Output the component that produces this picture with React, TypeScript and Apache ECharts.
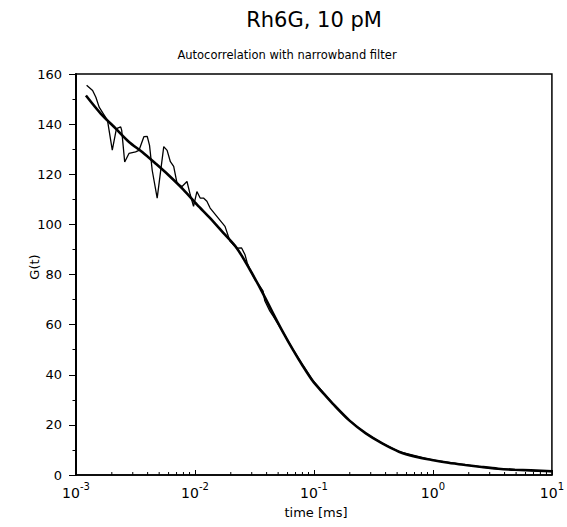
import React, { useEffect, useRef } from "react";
import * as echarts from "echarts";

// Measured autocorrelation (time in ms, G(t))
const dataTime = [
  1.228e-3, 1.379e-3, 1.469e-3, 1.565e-3, 1.839e-3, 2.018e-3, 2.187e-3, 2.376e-3,
  2.422e-3, 2.566e-3, 2.787e-3, 3.17e-3, 3.379e-3, 3.719e-3, 3.97e-3, 4.15e-3,
  4.37e-3, 4.812e-3, 5.465e-3, 5.832e-3, 6.214e-3, 6.622e-3, 7.069e-3, 7.78e-3,
  8.567e-3, 9.126e-3, 9.726e-3, 1.038e-2, 1.106e-2, 1.179e-2, 1.259e-2, 1.341e-2,
  1.788e-2, 1.97e-2, 2.24e-2, 2.466e-2, 2.628e-2, 2.75e-2, 2.893e-2, 3.185e-2,
  3.506e-2, 3.736e-2, 3.861e-2, 4.25e-2, 4.529e-2, 5.49e-2, 6.65e-2, 8.06e-2,
  9.77e-2, 0.1436, 0.198, 0.273, 0.375, 0.518, 0.98, 1.87, 3.54, 10,
];
const dataG = [
  155.5, 153.4, 150.7, 146.8, 141.5, 129.6, 138.2, 138.9,
  137.5, 124.9, 128.3, 128.9, 129.5, 135.0, 135.1, 131.5,
  121.6, 110.5, 131.0, 129.5, 125.0, 123.1, 116.4, 115.1,
  117.1, 111.8, 107.2, 113.1, 110.5, 110.5, 109.2, 106.5,
  99.2, 93.3, 90.5, 90.6, 88.0, 84.6, 82.1, 78.1,
  75.4, 73.4, 69.5, 65.5, 63.5, 57.0, 50.2, 43.8,
  37.8, 28.6, 21.8, 16.6, 12.6, 9.3, 6.0, 4.0, 2.4, 1.4,
];

// Fitted curve
const fitTime = [
  1.212e-3, 1.62e-3, 2.16e-3, 2.79e-3, 3.6e-3, 4.66e-3, 6.01e-3, 8.02e-3,
  1.04e-2, 1.34e-2, 1.73e-2, 2.24e-2, 2.89e-2, 3.74e-2, 4.53e-2,
  5.49e-2, 6.65e-2, 8.06e-2, 9.77e-2, 0.12, 0.1436, 0.198, 0.273, 0.375,
  0.518, 0.713, 0.98, 1.35, 1.87, 2.57, 3.54, 4.88, 10,
];
const fitG = [
  151.4, 144.1, 138.2, 132.9, 128.9, 124.3, 119.6, 113.8,
  107.9, 102.5, 96.6, 90.6, 82.0, 72.3, 64.5,
  57.0, 50.0, 43.5, 37.5, 32.6, 28.5, 21.8, 16.6, 12.6,
  9.3, 7.3, 6.0, 4.9, 4.0, 3.2, 2.5, 2.1, 1.5,
];

const yTicks = { min: 0, max: 160, interval: 20 };
const xDecades = [-3, -2, -1, 0];
const minorMultipliers = [2, 3, 4, 5, 6, 7, 8, 9];

const FONT = "DejaVu Sans";

export default function App() {
  const ref = useRef<HTMLDivElement>(null);
  useEffect(() => {
    document.body.style.margin = "0";
    if (!ref.current) return;
    const chart = echarts.init(ref.current, undefined, { renderer: "svg" });

    const minorTicks: number[][] = [];
    xDecades.forEach((d) =>
      minorMultipliers.forEach((m) => minorTicks.push([m * Math.pow(10, d), 0]))
    );

    chart.setOption({
      animation: false,
      backgroundColor: "#fff",
      grid: {
        left: 76,
        top: 74,
        width: 479,
        height: 401,
        show: true,
        borderColor: "#000",
        borderWidth: 1.5,
      },
      xAxis: {
        type: "log",
        logBase: 10,
        min: 0.001,
        max: 10,
        axisLine: { show: true, lineStyle: { color: "#000", width: 1.5 } },
        axisTick: { show: true, inside: true, length: 5, lineStyle: { color: "#000", width: 1 } },
        splitLine: { show: false },
        axisLabel: {
          margin: 6,
          color: "#000",
          formatter: (v: number) => `{b|10}{s|${Math.round(Math.log10(v))}}`,
          rich: {
            b: { fontFamily: FONT, fontSize: 14, color: "#000", verticalAlign: "bottom", lineHeight: 19 },
            s: { fontFamily: FONT, fontSize: 10, color: "#000", verticalAlign: "top", lineHeight: 10 },
          },
        },
      },
      yAxis: {
        type: "value",
        min: yTicks.min,
        max: yTicks.max,
        interval: yTicks.interval,
        axisLine: { show: true, lineStyle: { color: "#000", width: 2 } },
        axisTick: { show: true, inside: false, length: 7, lineStyle: { color: "#000", width: 1 } },
        minorTick: { show: true, splitNumber: 2, length: 3.5, lineStyle: { color: "#000", width: 1 } },
        splitLine: { show: false },
        axisLabel: { margin: 14, color: "#000", fontFamily: FONT, fontSize: 13 },
      },
      series: [
        {
          type: "line",
          data: dataTime.map((t, i) => [t, dataG[i]]),
          showSymbol: false,
          lineStyle: { color: "#000", width: 1.3 },
          z: 2,
        },
        {
          type: "line",
          data: fitTime.map((t, i) => [t, fitG[i]]),
          showSymbol: false,
          smooth: 0.3,
          lineStyle: { color: "#000", width: 2.6 },
          z: 3,
        },
        {
          type: "custom",
          data: minorTicks,
          clip: false,
          silent: true,
          renderItem: (params: any, api: any) => {
            const p = api.coord([api.value(0), 0]);
            return {
              type: "line",
              shape: { x1: p[0], y1: p[1], x2: p[0], y2: p[1] - 3 },
              style: { stroke: "#000", lineWidth: 1 },
            };
          },
          z: 4,
        },
      ],
      graphic: [
        {
          type: "text",
          x: 314,
          y: 20,
          style: { text: "Rh6G, 10 pM", fontFamily: FONT, fontSize: 21, fill: "#000", align: "center", verticalAlign: "middle" },
        },
        {
          type: "text",
          x: 287,
          y: 55,
          style: { text: "Autocorrelation with narrowband filter", fontFamily: FONT, fontSize: 11.5, fill: "#000", align: "center", verticalAlign: "middle" },
        },
        {
          type: "text",
          x: 34,
          y: 267,
          rotation: Math.PI / 2,
          style: { text: "G(t)", fontFamily: FONT, fontSize: 13, fill: "#000", align: "center", verticalAlign: "middle" },
        },
        {
          type: "text",
          x: 316,
          y: 512,
          style: { text: "time [ms]", fontFamily: FONT, fontSize: 13, fill: "#000", align: "center", verticalAlign: "middle" },
        },
      ],
    });
    return () => chart.dispose();
  }, []);
  return <div ref={ref} style={{ width: 567, height: 527 }} />;
}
:::
SHORT TASK »
Everything from the first line of the listing above through the line that contains "import * as" is to be restated word for word, minus the pictures.

TASK ANSWER »
Output the component that produces this picture with React, TypeScript and Apache ECharts.
import React, { useEffect, useRef } from "react";
import * as echarts from "echarts";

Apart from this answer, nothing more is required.